| This may be my last entry here, even though its the first in a long time.
i don't know, i just randomly started searching through everyone's entries, reopenning the drama - filled pages that i haven't seen in three or so months. and, reading through all the "i'm so sad"s, "nobody cares", "i can't stand her"s... all the hidden meanings behind everyone's words... it makes me sick. i know that i do it too... everyone does.
i don't get it. these are supposed to be the best days of our lives.. right now, in this moment. and all anyone can ever do is blame all their problems on everyone else. it's amazing to come back to this place (Zionsville) after the time i have spent away.
going to Texas for all of June was probably one of the best decisions i have ever made. on the surface, yes, i got to work with broadway performers, get feedback from unbiased opionions, and spend seven hours a day dancing and discovering muscles i never knew that i had... but the experiences i gained from going through the Texas Arts Project ran much deeper than that. Yes Lord... there are places unlike this one where people actually care about more than themselves. in Texas, I met the most amazing people of my life. not because of talent, confidence, fashion, money, not any of that... but because of who they were. Shannon, if you're reading this - i thank you from the bottom of my heart for reminding me what it is like to have a completely honest friendship, with no manipulating & always, always putting everyone before yourself. Thank you for sharing the joy you have found in your life with me, and making me laugh all the time.
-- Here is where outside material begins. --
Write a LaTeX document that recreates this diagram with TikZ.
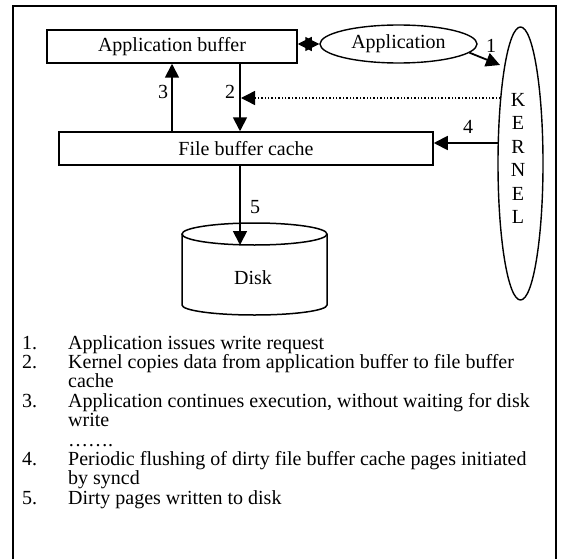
\documentclass[tikz,border=0pt]{standalone}
\usepackage{fontspec}
\setmainfont{Liberation Serif}
\usetikzlibrary{arrows.meta,shapes.geometric}
\begin{document}
\begin{tikzpicture}[x=1pt,y=-1pt,
  font=\fontsize{20}{20}\selectfont,
  box/.style={draw, line width=1.5pt, inner sep=0pt, minimum height=33pt},
  oval/.style={draw, ellipse, line width=1.4pt, inner sep=0pt},
  tipa/.tip={Triangle[length=14pt,width=14pt]},
  arr/.style={line width=1.8pt, -tipa},
  lbl/.style={inner sep=0pt},
  item/.style={anchor=base west, inner sep=0pt},
]
\useasboundingbox (0,0) rectangle (564,559);
% frame
\draw[line width=1.6pt] (13,559) -- (13,6) -- (556,6) -- (556,559);

% nodes
\node[box, minimum width=250pt] (appbuf) at (172,46.5) {Application buffer};
\node[box, minimum width=374pt] (fbc) at (246,148.5) {File buffer cache};
\node[oval, minimum width=157pt, minimum height=38pt] (app) at (398.5,44) {Application};
\node[oval, minimum width=45pt, minimum height=273pt] (kernel) at (520.5,163.5) {};
\node[lbl, align=center, font=\fontsize{20}{23.4}\selectfont] (ktext) at (518,158.5) {K\\E\\R\\N\\E\\L};

% disk
\draw[line width=1.5pt] (182,234) -- (182,305) arc[start angle=180,end angle=0,x radius=72.5,y radius=10] -- (327,234);
\draw[line width=1.5pt] (254.5,234) ellipse [x radius=72.5, y radius=11];
\node[lbl] (disk) at (253,278) {Disk};

% coordinates
\coordinate (x2) at (240,0);
\coordinate (x3) at (172,0);
\coordinate (k1) at (500.5,98);
\coordinate (k4) at (498.5,143);
\coordinate (k0) at (500,65);
\coordinate (disktop) at (240,245);

% connectors
\draw[line width=1.2pt, tipa-tipa] (appbuf.east |- app.west) -- (app.west);
\draw[arr] (app.-7.5) -- (k0);
\draw[arr] (appbuf.south -| x2) -- (fbc.north -| x2);
\draw[arr] (fbc.north -| x3) -- (appbuf.south -| x3);
\draw[line width=1.4pt, dotted, -tipa] (k1) -- ([xshift=1pt]x2 |- k1);
\draw[arr] (k4) -- (fbc.east |- k4);
\draw[arr] (fbc.south -| x2) -- (disktop);

% connector labels
\node[lbl] (l1) at (491,46) {1};
\node[lbl] (l2) at (230,92) {2};
\node[lbl] (l3) at (163,92) {3};
\node[lbl] (l4) at (468,127) {4};
\node[lbl] (l5) at (255,207) {5};

% list
\node[item] (n1) at (22,349) {1.};
\node[item] (t1) at (68,349) {Application issues write request};
\node[item] (n2) at (22,368.4) {2.};
\node[item] (t2) at (68,368.4) {Kernel copies data from application buffer to file buffer};
\node[item] (t2b) at (68,387.8) {cache};
\node[item] (n3) at (22,407.2) {3.};
\node[item] (t3) at (68,407.2) {Application continues execution, without waiting for disk};
\node[item] (t3b) at (68,426.6) {write};
\node[item] (dots) at (68,446) {…….};
\node[item] (n4) at (22,465.4) {4.};
\node[item] (t4) at (68,465.4) {Periodic flushing of dirty file buffer cache pages initiated};
\node[item] (t4b) at (68,484.8) {by syncd};
\node[item] (n5) at (22,504.2) {5.};
\node[item] (t5) at (68,504.2) {Dirty pages written to disk};
\end{tikzpicture}
\end{document}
Ari - thank you for teaching me how to be 'black' and being patient with me and my inability to understand the 'syncopation' is NOT a word to be used when dancing outside of the ballet studio. i have gained so much from these people in the past weeks. yes, different lifestyles exist. yes, there are people out there that are joyful ALL the time. yes, the world is NOT just a bigger version of Zionsville.
i will now walk with confidence wherever my life takes me. Yes, Kevin, maybe one day you will see me in New York. thank you katie and nooka for calling me... you guys know a lot about how stuff went (that it wasn't a piece of cake, and that many times i called you and cried to you about wanting to go home)... your words and support meant so much to me when i was there, i love you two!!!!! But, at the end of the day, I am so thankful that i went. God placed me there for a reason... not only to become a dancer or performer...but to refresh my spirit and realize what is important to me - not the drama, not the sadness... but the joy found in fulfillment. I am renewed and ready to conquer whatever is to come. thank you texas!!!!!